Surprise! Now it's May, and I'm trying to get back into "the flow" that I had somehow managed to cultivate before my 6-week adventure to Oregon. But "the flow" isn't coming back to me as quickly as I want it to.

I'm pretty sure this update is going to be about trying. And I hate how much people crap all over "trying." Because trying isn't as good as doing, I guess. But how do you get to "doing," if you don't also "try?" I never "do" anything without first "trying" it. And I don't understand how anyone else (for that matter) accomplishes anything without trying first. What am I missing?

Maybe it's because "trying" doesn't always look like a task being accomplished, because it doesn't look like work. A lot of my "trying" happens in my mind, and I can see how, from the outside, it doesn't look like much of anything is happening. But trying leads directly to doing, in my book.

I try to do the things. What's so wrong with that? So it takes me longer to do, why does that matter? Yes, I stumble and probably have to restart the task several times before I manage to complete it. What does it matter, as long as I eventually finish it?
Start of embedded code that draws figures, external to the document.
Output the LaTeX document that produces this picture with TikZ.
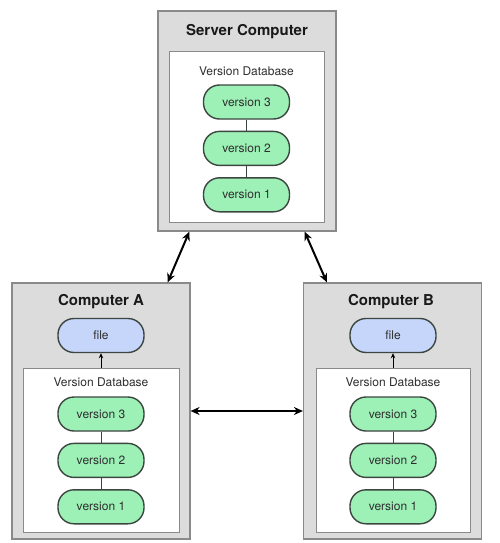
\documentclass[tikz,border=0pt]{standalone}
\usepackage{fontspec}
\setmainfont{TeX Gyre Heros}
\usetikzlibrary{arrows.meta, positioning}

\definecolor{boxgray}{HTML}{DCDCDC}
\definecolor{edgegray}{HTML}{8A8A8A}
\definecolor{pillgreen}{HTML}{9DF0B6}
\definecolor{pillblue}{HTML}{C6D6FA}
\definecolor{pilledge}{HTML}{3C4640}
\definecolor{textgray}{HTML}{2E2E2E}

\begin{document}
\begin{tikzpicture}[x=1pt, y=-1pt,
  machine/.style={draw=edgegray, fill=boxgray, line width=1.2pt, minimum width=178pt, inner sep=0pt},
  database/.style={draw=edgegray, fill=white, line width=1pt, inner sep=0pt},
  version/.style={draw=pilledge, fill=pillgreen, line width=1.4pt, rounded corners=16pt,
    minimum width=86pt, minimum height=34pt, inner sep=0pt, text=textgray,
    font=\fontsize{12}{14}\selectfont},
  title/.style={font=\fontsize{15}{18}\selectfont\bfseries, text=black!90},
  dblabel/.style={font=\fontsize{12}{14}\selectfont, text=textgray},
  link/.style={{Stealth[length=9pt,width=8pt]}-{Stealth[length=9pt,width=8pt]}, line width=2pt}
]
\useasboundingbox (0,0) rectangle (500,543);

% Machines
\node[machine, minimum height=220pt] (srv) at (247,121) {};
\node[machine, minimum height=256pt] (a) at (101,411) {};
\node[machine, minimum height=256pt] (b) at (392.5,411) {};

% Version databases
\node[database, minimum width=155pt, minimum height=170pt] (srv-db) at (246.5,137) {};
\node[database, minimum width=156pt, minimum height=164pt] (a-db) at (101,450) {};
\node[database, minimum width=154pt, minimum height=164pt] (b-db) at (393,450) {};

% Titles
\node[title] (srv-title) at (247,32) {Server Computer};
\node[title] (a-title) at (101,302) {Computer A};
\node[title] (b-title) at (391,302) {Computer B};
\node[dblabel] (srv-dblabel) at (246.5,71) {Version Database};
\node[dblabel] (a-dblabel) at (101,382) {Version Database};
\node[dblabel] (b-dblabel) at (393,382) {Version Database};

% Versions
\foreach \m/\x/\y in {srv/246.5/102, a/101/414, b/393/414} {
  \node[version] (\m-v3) at (\x,\y) {version 3};
  \node[version, below=11pt of \m-v3] (\m-v2) {version 2};
  \node[version, below=11pt of \m-v2] (\m-v1) {version 1};
  \draw[pilledge, line width=0.8pt] (\m-v3) -- (\m-v2) (\m-v2) -- (\m-v1);
}

% Checked out files
\node[version, fill=pillblue] (a-file) at (101,335.5) {file};
\node[version, fill=pillblue] (b-file) at (393,335.5) {file};
\draw[-{Stealth[length=5pt,width=4.5pt]}, line width=0.9pt] (a-db.north) -- (a-file.south);
\draw[-{Stealth[length=5pt,width=4.5pt]}, line width=0.9pt] (b-db.north) -- (b-file.south);

% Links
\draw[link] ([xshift=32pt]srv.south west) -- ([xshift=-23pt]a.north east);
\draw[link] ([xshift=-32pt]srv.south east) -- ([xshift=24pt]b.north west);
\draw[link] (a.east) -- (b.west);
\end{tikzpicture}
\end{document}
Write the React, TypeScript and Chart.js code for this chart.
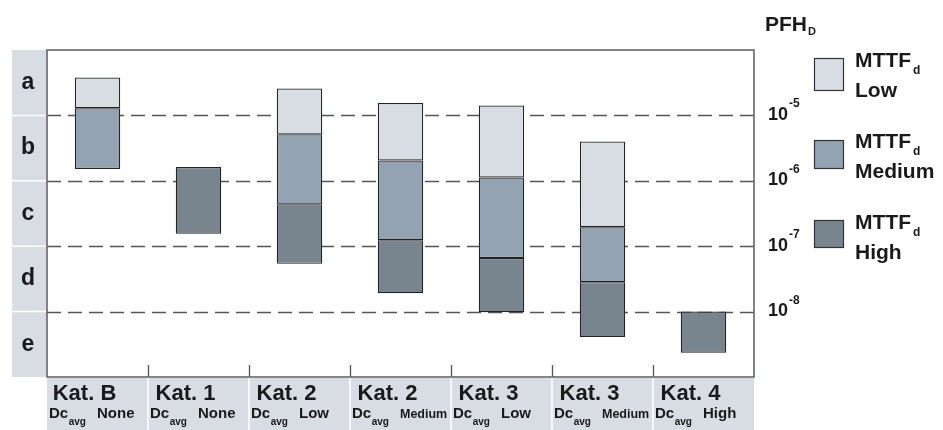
import React, { useEffect, useRef } from "react";
import { Chart, registerables } from "chart.js";

Chart.register(...registerables);

const categories = ["Kat. B", "Kat. 1", "Kat. 2", "Kat. 2", "Kat. 3", "Kat. 3", "Kat. 4"];
const dcLevels = ["None", "None", "Low", "Medium", "Low", "Medium", "High"];

// PFH_D ranges as log10 exponents [bottom, top]
const mttfLow: ([number, number] | null)[] = [[-4.89, -4.42], null, [-5.29, -4.59], [-5.69, -4.81], [-5.95, -4.85], [-6.71, -5.4], null];
const mttfMedium: ([number, number] | null)[] = [[-5.82, -4.89], null, [-6.36, -5.29], [-6.91, -5.69], [-7.18, -5.95], [-7.55, -6.71], null];
const mttfHigh: ([number, number] | null)[] = [null, [-6.81, -5.79], [-7.27, -6.36], [-7.72, -6.91], [-8.01, -7.18], [-8.39, -7.55], [-8.63, -8.0]];

const plLabels = ["a", "b", "c", "d", "e"];
const plBounds = [-4, -5, -6, -7, -8, -9];
const pfhExponents = [-5, -6, -7, -8];
const legendLevels = ["Low", "Medium", "High"];

const yMin = -9;
const yMax = -4;

const COLORS = ["#d8dde4", "#93a3b1", "#78858f"];
const PANEL = "#d8dde4";
const FONT = "'Liberation Sans', Arial, Helvetica, sans-serif";

const decorPlugin = {
  id: "decor",
  beforeDatasetsDraw(chart: any) {
    const { ctx, chartArea, scales } = chart;
    const y = scales.y;
    ctx.save();
    ctx.strokeStyle = "#555";
    ctx.lineWidth = 1.3;
    ctx.setLineDash([14, 7]);
    for (const e of pfhExponents) {
      const py = Math.round(y.getPixelForValue(e)) + 0.5;
      ctx.beginPath();
      ctx.moveTo(chartArea.left, py);
      ctx.lineTo(chartArea.right, py);
      ctx.stroke();
    }
    ctx.restore();
  },
  afterDraw(chart: any) {
    const { ctx, chartArea, scales, height } = chart;
    const x = scales.x;
    const y = scales.y;
    const { left, right, top, bottom } = chartArea;
    ctx.save();

    // left PL column
    const colL = 12;
    ctx.fillStyle = PANEL;
    ctx.fillRect(colL, top, left - colL, bottom - top);
    ctx.strokeStyle = "#ffffff";
    ctx.lineWidth = 1.5;
    for (let i = 1; i < plBounds.length - 1; i++) {
      const py = y.getPixelForValue(plBounds[i]);
      ctx.beginPath();
      ctx.moveTo(colL, py);
      ctx.lineTo(left, py);
      ctx.stroke();
    }
    ctx.fillStyle = "#1a1a1a";
    ctx.font = `bold 23px ${FONT}`;
    ctx.textAlign = "center";
    ctx.textBaseline = "middle";
    for (let i = 0; i < plLabels.length; i++) {
      const cy = (y.getPixelForValue(plBounds[i]) + y.getPixelForValue(plBounds[i + 1])) / 2;
      ctx.fillText(plLabels[i], (colL + left) / 2 - 1.5, cy);
    }

    // category boundaries
    const bounds: number[] = [left];
    for (let i = 0; i < categories.length - 1; i++) {
      bounds.push((x.getPixelForValue(i) + x.getPixelForValue(i + 1)) / 2);
    }
    bounds.push(right);

    // bottom panel
    ctx.fillStyle = PANEL;
    ctx.fillRect(left, bottom + 1, right - left, height - bottom);
    ctx.strokeStyle = "#ffffff";
    ctx.lineWidth = 1.5;
    for (let i = 1; i < bounds.length - 1; i++) {
      ctx.beginPath();
      ctx.moveTo(bounds[i], bottom);
      ctx.lineTo(bounds[i], height);
      ctx.stroke();
    }
    // tick marks at bottom of plot
    ctx.strokeStyle = "#555";
    ctx.lineWidth = 1.3;
    for (let i = 1; i < bounds.length - 1; i++) {
      const bx = Math.round(bounds[i]) + 0.5;
      ctx.beginPath();
      ctx.moveTo(bx, bottom - 12);
      ctx.lineTo(bx, bottom);
      ctx.stroke();
    }

    // category labels
    ctx.fillStyle = "#1a1a1a";
    ctx.textBaseline = "alphabetic";
    for (let i = 0; i < categories.length; i++) {
      const cx = x.getPixelForValue(i);
      const l = bounds[i];
      ctx.font = `bold 22px ${FONT}`;
      ctx.textAlign = "center";
      ctx.fillText(categories[i], cx - 13, 400);
      ctx.textAlign = "left";
      ctx.font = `bold 15px ${FONT}`;
      ctx.fillText("Dc", l + 2, 418);
      const dcW = ctx.measureText("Dc").width;
      ctx.font = `bold 10px ${FONT}`;
      ctx.fillText("avg", l + 2 + dcW + 0.5, 425);
      const lvl = dcLevels[i];
      ctx.font = lvl === "Medium" ? `bold 12.5px ${FONT}` : `bold 15px ${FONT}`;
      ctx.fillText(lvl, l + 50, 418);
    }

    // plot border
    ctx.strokeStyle = "#666";
    ctx.lineWidth = 1.6;
    ctx.strokeRect(left, top, right - left, bottom - top);

    // right PFH labels
    ctx.fillStyle = "#1a1a1a";
    for (const e of pfhExponents) {
      const py = y.getPixelForValue(e);
      ctx.font = `bold 18px ${FONT}`;
      ctx.textAlign = "left";
      ctx.textBaseline = "middle";
      ctx.fillText("10", 768, py - 0.5);
      ctx.font = `bold 12px ${FONT}`;
      ctx.textBaseline = "alphabetic";
      ctx.fillText(String(e), 789, py - 8);
    }

    // PFH_D title
    ctx.textBaseline = "alphabetic";
    ctx.font = `bold 21px ${FONT}`;
    ctx.fillText("PFH", 765, 31);
    const pW = ctx.measureText("PFH").width;
    ctx.font = `bold 11px ${FONT}`;
    ctx.fillText("D", 765 + pW + 1, 35);

    // legend
    const boxes = [[58, 33], [140, 29], [220, 28]];
    for (let i = 0; i < legendLevels.length; i++) {
      const [t, h] = boxes[i];
      ctx.fillStyle = COLORS[i];
      ctx.fillRect(814, t, 30, h);
      ctx.strokeStyle = "#333";
      ctx.lineWidth = 1.2;
      ctx.strokeRect(814.5, t + 0.5, 29, h - 1);
      ctx.fillStyle = "#1a1a1a";
      ctx.font = `bold 21px ${FONT}`;
      const base = [67, 148, 229][i];
      ctx.fillText("MTTF", 855, base);
      const mW = ctx.measureText("MTTF").width;
      ctx.font = `bold 12px ${FONT}`;
      ctx.fillText("d", 855 + mW + 2, base + 7);
      ctx.font = `bold 21px ${FONT}`;
      ctx.fillText(legendLevels[i], 855, base + 30);
    }

    ctx.restore();
  },
};

export default function App() {
  const ref = useRef<HTMLCanvasElement | null>(null);
  useEffect(() => {
    document.body.style.margin = "0";
    const canvas = ref.current;
    if (!canvas) return;
    const mk = (label: string, data: any[], color: string) => ({
      label,
      data,
      backgroundColor: color,
      borderColor: "#222",
      borderWidth: 1.2,
      borderSkipped: false,
      grouped: false,
      barPercentage: 0.45,
      categoryPercentage: 1.0,
    });
    const chart = new Chart(canvas, {
      type: "bar",
      data: {
        labels: categories,
        datasets: [
          mk("MTTFd Low", mttfLow, COLORS[0]),
          mk("MTTFd Medium", mttfMedium, COLORS[1]),
          mk("MTTFd High", mttfHigh, COLORS[2]),
        ] as any,
      },
      options: {
        responsive: false,
        animation: false,
        layout: { padding: { left: 47, top: 50, right: 189, bottom: 53 } },
        plugins: { legend: { display: false }, tooltip: { enabled: false } },
        scales: {
          x: { display: false },
          y: { display: false, min: yMin, max: yMax },
        },
      },
      plugins: [decorPlugin],
    });
    return () => chart.destroy();
  }, []);
  return (
    <div style={{ position: "fixed", left: 0, top: 0, width: 943, height: 430, background: "#fff" }}>
      <canvas ref={ref} width={943} height={430} style={{ display: "block" }} />
    </div>
  );
}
I'm trying to find the right amount of pressure to keep on myself so I can do all of the things. But I haven't found it yet. I'm trying to study IT Fundamentals, but the very last thing my brain wants to do is study. I'm constantly looking for ways to help improve my ability to focus, but not everything works.

I'm taking supplements that reportedly improve focus and attention span while I wait for my ADHD assessment, which I could be waiting on for the rest of the year. But it's still too early to tell if the supplements are doing anything really. And I don't think I'm patient enough for this. I want to get my certifications now. I want my brain to work for me when I tell it to.

I'm trying to be patient and gentle with myself, but it's difficult. I feel like I don't deserve either. Which brings on a downward spiral, or depressive episode, with my mental health, thus proving that I need to be patient and gentle with myself.